As mandated by FINRA Rule 4210, the foundation of the playbook is a comprehensive written risk methodology. This document is the formal charter for the firm’s risk management activities. It must detail, with exacting specificity, every facet of the risk management process.

  • Risk Measurement ▴ The methodology must specify the models used to measure risk, which are typically based on the TIMS framework. It should detail the scope of market scenarios tested, including the range of price movements and volatility shifts applied to the portfolio. For a firm managing a global book, this must also include shocks to currency exchange rates.
  • Monitoring Protocols ▴ The document must outline the frequency and nature of portfolio monitoring. This includes end-of-day reviews, but critically, it must also define the procedures for intraday risk assessment, especially during periods of high market volatility. It should name the individuals responsible for this monitoring and the specific reports they are required to review.

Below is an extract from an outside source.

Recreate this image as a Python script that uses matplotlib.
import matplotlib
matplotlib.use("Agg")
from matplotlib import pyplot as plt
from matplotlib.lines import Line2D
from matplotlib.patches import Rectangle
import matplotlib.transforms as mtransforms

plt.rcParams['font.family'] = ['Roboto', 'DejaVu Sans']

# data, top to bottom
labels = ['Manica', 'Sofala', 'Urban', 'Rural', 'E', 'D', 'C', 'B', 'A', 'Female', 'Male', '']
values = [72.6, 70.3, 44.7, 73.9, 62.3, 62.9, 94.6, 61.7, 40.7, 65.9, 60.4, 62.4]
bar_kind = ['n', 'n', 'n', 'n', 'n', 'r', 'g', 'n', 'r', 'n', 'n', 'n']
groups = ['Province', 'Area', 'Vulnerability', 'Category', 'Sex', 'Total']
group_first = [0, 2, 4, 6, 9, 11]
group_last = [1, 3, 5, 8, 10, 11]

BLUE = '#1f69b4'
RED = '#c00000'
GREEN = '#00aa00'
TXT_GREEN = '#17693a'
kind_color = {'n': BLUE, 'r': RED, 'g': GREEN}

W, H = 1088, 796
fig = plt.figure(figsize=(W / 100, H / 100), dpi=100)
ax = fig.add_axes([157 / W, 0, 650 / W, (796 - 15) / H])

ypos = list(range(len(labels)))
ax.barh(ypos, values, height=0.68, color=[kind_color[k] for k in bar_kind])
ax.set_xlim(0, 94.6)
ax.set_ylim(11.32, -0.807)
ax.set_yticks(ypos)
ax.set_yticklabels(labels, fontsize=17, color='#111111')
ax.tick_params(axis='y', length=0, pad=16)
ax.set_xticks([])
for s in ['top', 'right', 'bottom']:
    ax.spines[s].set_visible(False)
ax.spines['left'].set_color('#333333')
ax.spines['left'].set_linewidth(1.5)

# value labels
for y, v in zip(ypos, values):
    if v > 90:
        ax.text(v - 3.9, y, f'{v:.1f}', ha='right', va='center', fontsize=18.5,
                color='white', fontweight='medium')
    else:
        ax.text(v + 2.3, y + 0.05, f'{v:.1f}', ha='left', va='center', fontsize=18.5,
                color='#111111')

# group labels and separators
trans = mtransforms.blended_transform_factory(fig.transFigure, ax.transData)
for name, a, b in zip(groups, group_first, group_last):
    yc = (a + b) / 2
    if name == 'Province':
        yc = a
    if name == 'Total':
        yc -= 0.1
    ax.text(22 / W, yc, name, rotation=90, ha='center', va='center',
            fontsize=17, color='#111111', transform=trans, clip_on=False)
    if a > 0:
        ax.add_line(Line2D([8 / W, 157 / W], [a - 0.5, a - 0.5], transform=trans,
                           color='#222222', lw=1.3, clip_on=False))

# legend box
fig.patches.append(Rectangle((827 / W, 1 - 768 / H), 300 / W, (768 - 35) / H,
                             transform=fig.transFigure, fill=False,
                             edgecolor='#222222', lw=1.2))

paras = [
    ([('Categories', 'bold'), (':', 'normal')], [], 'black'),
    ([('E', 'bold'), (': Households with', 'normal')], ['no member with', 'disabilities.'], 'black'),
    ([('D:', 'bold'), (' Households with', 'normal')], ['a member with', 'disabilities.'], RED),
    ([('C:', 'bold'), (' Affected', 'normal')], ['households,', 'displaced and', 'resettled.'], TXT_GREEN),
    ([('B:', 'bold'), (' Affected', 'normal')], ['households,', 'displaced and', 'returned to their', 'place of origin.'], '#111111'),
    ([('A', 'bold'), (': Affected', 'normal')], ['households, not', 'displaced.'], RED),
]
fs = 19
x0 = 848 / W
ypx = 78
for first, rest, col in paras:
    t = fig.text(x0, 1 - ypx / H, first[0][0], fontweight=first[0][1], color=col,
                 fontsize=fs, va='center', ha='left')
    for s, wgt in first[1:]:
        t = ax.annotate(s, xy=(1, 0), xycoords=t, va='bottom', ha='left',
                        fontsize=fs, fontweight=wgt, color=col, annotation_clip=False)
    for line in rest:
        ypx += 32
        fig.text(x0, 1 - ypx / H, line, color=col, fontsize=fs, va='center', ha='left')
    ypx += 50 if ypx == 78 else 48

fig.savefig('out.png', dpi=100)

  • Margin Call Procedures ▴ A detailed, step-by-step procedure for issuing and meeting margin calls is essential. This includes the timeline for meeting calls (which can be immediate under severe market stress), the acceptable forms of collateral, and the escalation process if a client fails to meet a call in a timely manner. It must also define the conditions under which the firm will exercise its right to liquidate positions.
  • Concentration Monitoring ▴ The methodology must define how the firm identifies and manages concentration risk. This includes setting specific thresholds for single-issuer concentration (both in terms of market value and as a percentage of the issuer’s outstanding shares) and aggregate portfolio concentration. It should also detail the steps to be taken when these thresholds are breached, such as requiring additional margin or mandating a reduction of the position.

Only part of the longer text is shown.